Ternyata setelah saya membaca kedua novel tersebut saya mendapati novel Supernova;Ksatria, Puteri dan Bintang Jatuh dan The (Un)reality Show  memiliki kesamaan dan juga perbedaan. Persamaan keduanya adalah sama-sama mengangkat karakter atau tokoh yang masih dipertentangkan keberadaannya di lingkungan masyarakat kita yaitu pasangan sejenis atau homo dan lesbian. Diceritakan pula kedua pasang homo di dua novel ini (Ruben dan Dhimas di Supernova;Feivel dan Enrico di The (Un)reality Show) begitu mesra dan saling cinta padahal dilihat dari sudut  pandang budaya kita dan juga dari agama itu adalah penentangan dari semua aturan yang ada bahkan negara kita tidak mengakui pasangan sejenis. Perbedaan kedua novel ini dapat dilihat dari segi penulisannya dan juga diksinya bahwa  pengarang The (Un)reality Show, Clara Ng menggulirkan ceritanya bak skrip-skenario sedangkan Dee menulis Supernova dengan cara yang mengacu pada penulisan novel pada umumnya. Pada pemilihan kata atau diksi, Supernova mnengungkapkan jalan ceritanya yang cukup rumit tapi betujuan itu dengan memadukan istilah sains yang penjelasannya cukup memakan tempat, dengan kata-kata para pujangga yang serasi dan memberikan variasi bagi para penikmat buku yang ingin mencoba gayapenulisan dan penceritaan baru dalam dunia Lingkar Pena di Indonesia.

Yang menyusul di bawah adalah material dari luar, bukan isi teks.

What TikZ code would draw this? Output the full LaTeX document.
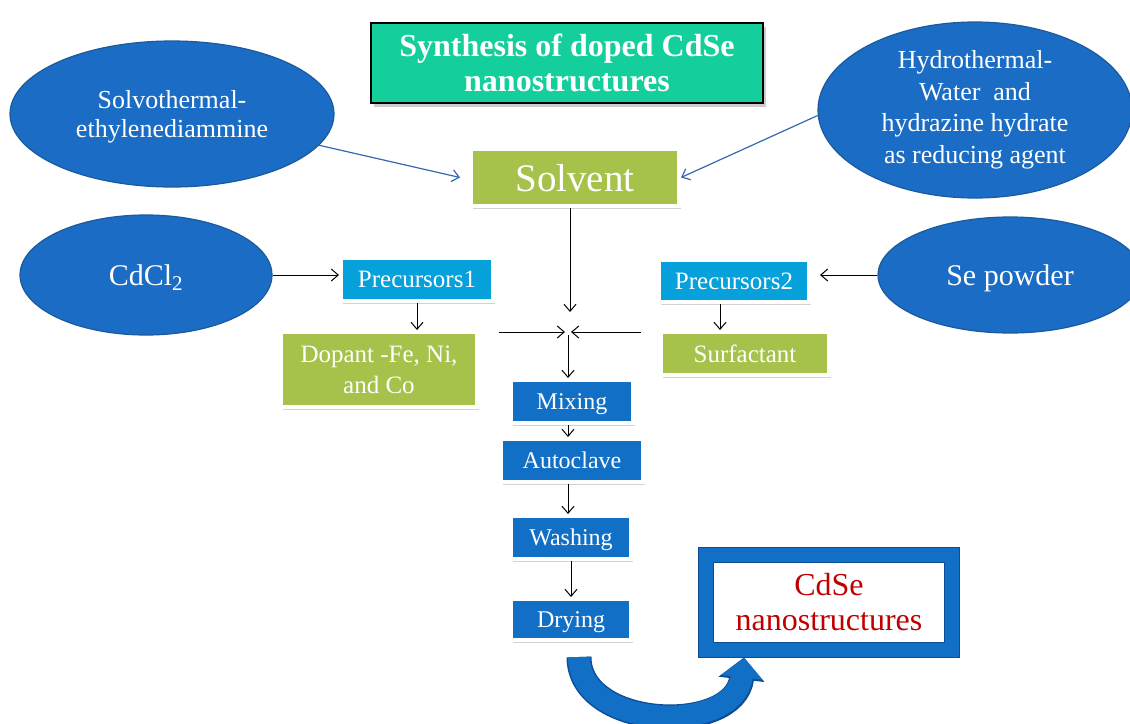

Sedangkan The (Un)reality Show  memadukan diksi yang sederhana dengan mimik dari cerita yang cukup menggelitik dan konyol yang membuat rasa penasaran disetiap kata diakhir setiap halamannya , sayangnya novel ini mengandung unsur SARA dan kekerasan yang membuat para penikmat novel di bawah umur harus berkecil hati bila ingin membacanya karena novel in di-rating Restricted (Terlarang)
Bila Supernova dibaca dapat menimbulkan sebuah tantangan untuk menikmati isi cerita dari awal hingga akhir yang diselipi bebagai istilah sains yang sulit namun puitis, The (Un)reality Show malah menyuguhkan cerita unik, asyik dan kocak yang mengena dikala kita mulai membacanya.
Supardi Djoko Damono mengomentari Supernova; Ksatria, Puteri dan Bintang Jatuh bahwa novel ini, terutama penyusunan dialog dan komposisinya merupakan perwujudan dari kebudayaan kita yang sekarang diguncang oleh tidak adanya makna yang bisa dijadikan pegangan. Sangat Menarik. Begitulah komentar dari seorang pakar dan sekaligus penikmat Supernova yang satu ini.
Namun disamping hal-hal yang telah saya uraikan menurut sudut pandang saya pribadi, novel ini juga memiliki kekurangan, mungkin karena bukunya yang cukup tebal para pembaca atau orang yang tertarik untuk membacanya jadi sedikit merasa enggan karena tidak memiliki banyak waktu.
Bila Supernova episode ini dibandingkan dengan novel-novel yang kini beredar, novel lain seakan-akan tidak mendapat tempat dimata para pakar karena menurut saya pribadi novel-novel yang kini ramai memang tidak mengandung unsur sastra yang cukup menarik bagi para pakar. Novel yang banyak mendominasi pasar sekarang ini adalah seri Teenlit atau semacam seri novel-novel yang bercerita tentang percintaan remaja yang bersifat santai dan menarik dimata pembaca remaja yang ingin disuguhkan dengan materi yang  santai dan mudah dicerna.